Prompt -
Find, in the records below, the line that contains "Write the Apache ECharts code for this chart." and the line that contains "var destacado = 'Andalucía';". Copy those two lines and everything between them exactly, but not the pictures.

(Data records)
---*---

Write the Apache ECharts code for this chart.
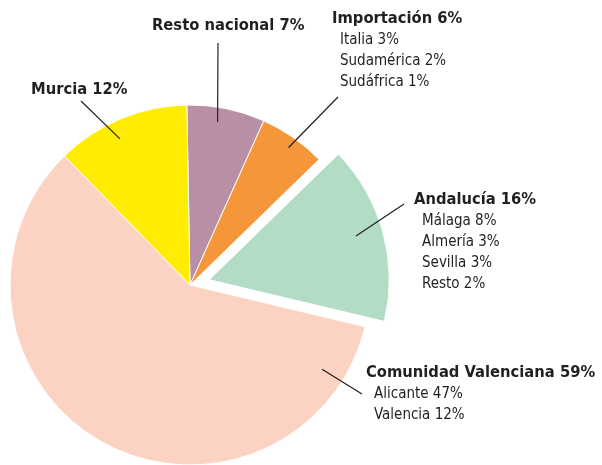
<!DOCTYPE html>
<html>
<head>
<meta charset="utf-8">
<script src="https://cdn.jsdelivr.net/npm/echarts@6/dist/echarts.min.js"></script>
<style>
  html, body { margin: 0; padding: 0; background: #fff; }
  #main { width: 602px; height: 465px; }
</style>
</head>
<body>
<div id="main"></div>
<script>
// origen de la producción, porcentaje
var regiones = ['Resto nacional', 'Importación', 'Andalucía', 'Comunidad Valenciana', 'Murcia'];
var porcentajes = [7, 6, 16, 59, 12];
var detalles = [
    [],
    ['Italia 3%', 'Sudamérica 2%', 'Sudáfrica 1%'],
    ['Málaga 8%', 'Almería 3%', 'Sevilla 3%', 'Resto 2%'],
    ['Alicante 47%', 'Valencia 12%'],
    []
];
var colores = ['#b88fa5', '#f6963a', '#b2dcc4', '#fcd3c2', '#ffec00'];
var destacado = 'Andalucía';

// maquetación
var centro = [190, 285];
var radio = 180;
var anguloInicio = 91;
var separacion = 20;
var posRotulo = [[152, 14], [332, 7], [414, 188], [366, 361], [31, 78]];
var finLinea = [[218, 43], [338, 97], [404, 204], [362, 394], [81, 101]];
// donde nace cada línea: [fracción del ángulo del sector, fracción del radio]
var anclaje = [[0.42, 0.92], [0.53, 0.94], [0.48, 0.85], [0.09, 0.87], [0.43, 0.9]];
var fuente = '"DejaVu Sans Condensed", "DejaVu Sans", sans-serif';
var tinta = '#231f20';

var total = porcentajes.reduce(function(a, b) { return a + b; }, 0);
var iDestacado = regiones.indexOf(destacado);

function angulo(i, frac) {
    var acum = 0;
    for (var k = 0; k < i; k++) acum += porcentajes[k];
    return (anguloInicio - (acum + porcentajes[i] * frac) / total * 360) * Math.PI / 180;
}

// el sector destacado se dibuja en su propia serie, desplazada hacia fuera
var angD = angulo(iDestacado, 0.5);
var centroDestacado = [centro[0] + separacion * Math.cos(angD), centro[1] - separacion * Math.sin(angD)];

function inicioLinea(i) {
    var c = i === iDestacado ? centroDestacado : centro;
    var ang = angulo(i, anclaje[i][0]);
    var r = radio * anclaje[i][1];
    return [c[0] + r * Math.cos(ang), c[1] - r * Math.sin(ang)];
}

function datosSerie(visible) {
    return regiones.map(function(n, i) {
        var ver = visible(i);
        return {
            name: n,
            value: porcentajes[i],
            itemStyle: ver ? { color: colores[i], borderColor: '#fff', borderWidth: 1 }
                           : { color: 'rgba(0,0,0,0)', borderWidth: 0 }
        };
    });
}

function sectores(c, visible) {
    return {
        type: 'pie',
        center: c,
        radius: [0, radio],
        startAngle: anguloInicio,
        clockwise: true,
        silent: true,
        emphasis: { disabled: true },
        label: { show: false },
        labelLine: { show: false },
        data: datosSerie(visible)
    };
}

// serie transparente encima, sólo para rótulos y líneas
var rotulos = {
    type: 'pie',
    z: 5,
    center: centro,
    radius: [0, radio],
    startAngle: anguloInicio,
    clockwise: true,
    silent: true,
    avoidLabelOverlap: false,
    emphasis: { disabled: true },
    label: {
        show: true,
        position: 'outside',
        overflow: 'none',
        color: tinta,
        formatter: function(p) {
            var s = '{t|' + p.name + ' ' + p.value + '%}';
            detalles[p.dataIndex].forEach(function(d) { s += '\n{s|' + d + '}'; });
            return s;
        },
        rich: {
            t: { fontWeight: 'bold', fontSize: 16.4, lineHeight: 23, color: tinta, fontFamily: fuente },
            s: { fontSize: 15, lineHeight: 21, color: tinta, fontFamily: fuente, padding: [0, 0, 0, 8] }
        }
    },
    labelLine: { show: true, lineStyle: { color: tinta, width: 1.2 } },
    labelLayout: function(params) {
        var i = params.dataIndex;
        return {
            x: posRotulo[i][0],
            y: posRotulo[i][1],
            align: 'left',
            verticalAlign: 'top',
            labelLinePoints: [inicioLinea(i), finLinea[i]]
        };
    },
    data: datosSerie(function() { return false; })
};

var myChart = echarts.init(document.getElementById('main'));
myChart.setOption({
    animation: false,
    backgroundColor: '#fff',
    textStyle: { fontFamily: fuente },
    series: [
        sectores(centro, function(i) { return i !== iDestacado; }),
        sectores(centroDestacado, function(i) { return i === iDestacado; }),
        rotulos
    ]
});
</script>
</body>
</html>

---*---

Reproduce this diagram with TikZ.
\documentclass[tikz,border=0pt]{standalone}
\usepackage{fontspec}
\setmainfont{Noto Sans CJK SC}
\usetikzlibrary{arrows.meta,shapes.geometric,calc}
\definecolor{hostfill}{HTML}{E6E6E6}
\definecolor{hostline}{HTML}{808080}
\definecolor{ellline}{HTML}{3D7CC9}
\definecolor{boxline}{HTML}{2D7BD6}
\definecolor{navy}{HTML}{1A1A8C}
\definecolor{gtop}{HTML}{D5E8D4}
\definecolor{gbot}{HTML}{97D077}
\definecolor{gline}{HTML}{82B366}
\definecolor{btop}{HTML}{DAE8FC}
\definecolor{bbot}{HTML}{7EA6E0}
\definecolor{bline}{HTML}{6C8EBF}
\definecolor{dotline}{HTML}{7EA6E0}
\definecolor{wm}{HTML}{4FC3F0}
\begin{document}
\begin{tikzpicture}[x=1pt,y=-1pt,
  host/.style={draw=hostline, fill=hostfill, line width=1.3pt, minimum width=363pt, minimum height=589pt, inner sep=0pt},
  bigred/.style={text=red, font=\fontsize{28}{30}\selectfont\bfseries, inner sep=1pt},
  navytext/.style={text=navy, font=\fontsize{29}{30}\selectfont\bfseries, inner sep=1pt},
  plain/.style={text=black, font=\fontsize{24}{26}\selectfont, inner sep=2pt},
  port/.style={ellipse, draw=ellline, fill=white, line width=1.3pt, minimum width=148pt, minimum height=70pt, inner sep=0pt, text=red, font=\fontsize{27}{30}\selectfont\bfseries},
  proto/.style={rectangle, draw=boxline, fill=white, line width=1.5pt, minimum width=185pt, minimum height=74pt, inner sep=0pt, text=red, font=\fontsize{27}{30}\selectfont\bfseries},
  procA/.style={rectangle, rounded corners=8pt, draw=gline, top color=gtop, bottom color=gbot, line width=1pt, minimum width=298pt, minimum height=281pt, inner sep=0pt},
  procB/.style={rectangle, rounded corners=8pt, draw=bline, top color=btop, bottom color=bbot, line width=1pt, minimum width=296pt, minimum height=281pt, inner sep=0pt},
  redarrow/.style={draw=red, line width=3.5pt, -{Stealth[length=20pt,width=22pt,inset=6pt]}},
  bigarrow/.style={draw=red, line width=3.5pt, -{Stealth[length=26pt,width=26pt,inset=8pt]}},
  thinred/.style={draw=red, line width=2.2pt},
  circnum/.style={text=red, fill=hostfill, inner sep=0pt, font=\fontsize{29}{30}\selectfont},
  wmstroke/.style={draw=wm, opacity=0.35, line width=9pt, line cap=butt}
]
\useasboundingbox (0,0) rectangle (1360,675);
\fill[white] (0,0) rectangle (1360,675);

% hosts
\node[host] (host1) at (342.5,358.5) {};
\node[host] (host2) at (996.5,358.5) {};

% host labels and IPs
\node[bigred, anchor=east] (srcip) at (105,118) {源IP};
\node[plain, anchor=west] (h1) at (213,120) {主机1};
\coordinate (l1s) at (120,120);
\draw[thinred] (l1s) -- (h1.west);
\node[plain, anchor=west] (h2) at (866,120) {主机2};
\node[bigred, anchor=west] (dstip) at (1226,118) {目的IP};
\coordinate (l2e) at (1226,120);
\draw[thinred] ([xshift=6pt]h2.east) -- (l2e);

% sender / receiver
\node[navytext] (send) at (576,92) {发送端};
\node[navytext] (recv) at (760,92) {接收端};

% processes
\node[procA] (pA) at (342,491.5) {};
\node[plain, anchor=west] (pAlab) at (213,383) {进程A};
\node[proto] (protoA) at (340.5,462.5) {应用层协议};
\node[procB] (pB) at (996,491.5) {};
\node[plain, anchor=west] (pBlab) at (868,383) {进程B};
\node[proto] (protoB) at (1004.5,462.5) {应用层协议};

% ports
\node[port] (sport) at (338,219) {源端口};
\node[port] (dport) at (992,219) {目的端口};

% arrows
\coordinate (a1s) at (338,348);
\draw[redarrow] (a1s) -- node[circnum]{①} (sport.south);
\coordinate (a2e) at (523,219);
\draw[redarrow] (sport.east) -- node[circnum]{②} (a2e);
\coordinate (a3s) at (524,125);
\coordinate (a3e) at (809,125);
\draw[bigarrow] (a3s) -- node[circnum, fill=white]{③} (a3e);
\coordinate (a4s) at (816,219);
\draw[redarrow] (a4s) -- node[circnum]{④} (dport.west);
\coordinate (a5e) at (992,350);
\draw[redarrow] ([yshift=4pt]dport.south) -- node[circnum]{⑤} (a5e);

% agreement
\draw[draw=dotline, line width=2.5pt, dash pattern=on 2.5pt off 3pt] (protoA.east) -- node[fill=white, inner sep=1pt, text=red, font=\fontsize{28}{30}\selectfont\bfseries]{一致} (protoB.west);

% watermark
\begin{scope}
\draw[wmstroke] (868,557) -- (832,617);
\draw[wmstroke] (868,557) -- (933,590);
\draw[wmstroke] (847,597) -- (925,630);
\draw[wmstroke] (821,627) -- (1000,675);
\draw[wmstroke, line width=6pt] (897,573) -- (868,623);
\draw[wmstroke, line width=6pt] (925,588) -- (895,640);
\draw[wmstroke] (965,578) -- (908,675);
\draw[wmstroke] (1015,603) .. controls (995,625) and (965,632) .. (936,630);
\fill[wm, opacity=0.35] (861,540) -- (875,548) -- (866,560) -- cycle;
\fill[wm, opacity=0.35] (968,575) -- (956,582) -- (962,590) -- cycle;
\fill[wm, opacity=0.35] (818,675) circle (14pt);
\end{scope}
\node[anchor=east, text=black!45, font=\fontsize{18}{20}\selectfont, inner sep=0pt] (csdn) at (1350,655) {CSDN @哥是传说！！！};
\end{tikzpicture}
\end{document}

---*---

The reply -
Write the Apache ECharts code for this chart.
<!DOCTYPE html>
<html>
<head>
<meta charset="utf-8">
<script src="https://cdn.jsdelivr.net/npm/echarts@6/dist/echarts.min.js"></script>
<style>
  html, body { margin: 0; padding: 0; background: #fff; }
  #main { width: 602px; height: 465px; }
</style>
</head>
<body>
<div id="main"></div>
<script>
// origen de la producción, porcentaje
var regiones = ['Resto nacional', 'Importación', 'Andalucía', 'Comunidad Valenciana', 'Murcia'];
var porcentajes = [7, 6, 16, 59, 12];
var detalles = [
    [],
    ['Italia 3%', 'Sudamérica 2%', 'Sudáfrica 1%'],
    ['Málaga 8%', 'Almería 3%', 'Sevilla 3%', 'Resto 2%'],
    ['Alicante 47%', 'Valencia 12%'],
    []
];
var colores = ['#b88fa5', '#f6963a', '#b2dcc4', '#fcd3c2', '#ffec00'];
var destacado = 'Andalucía';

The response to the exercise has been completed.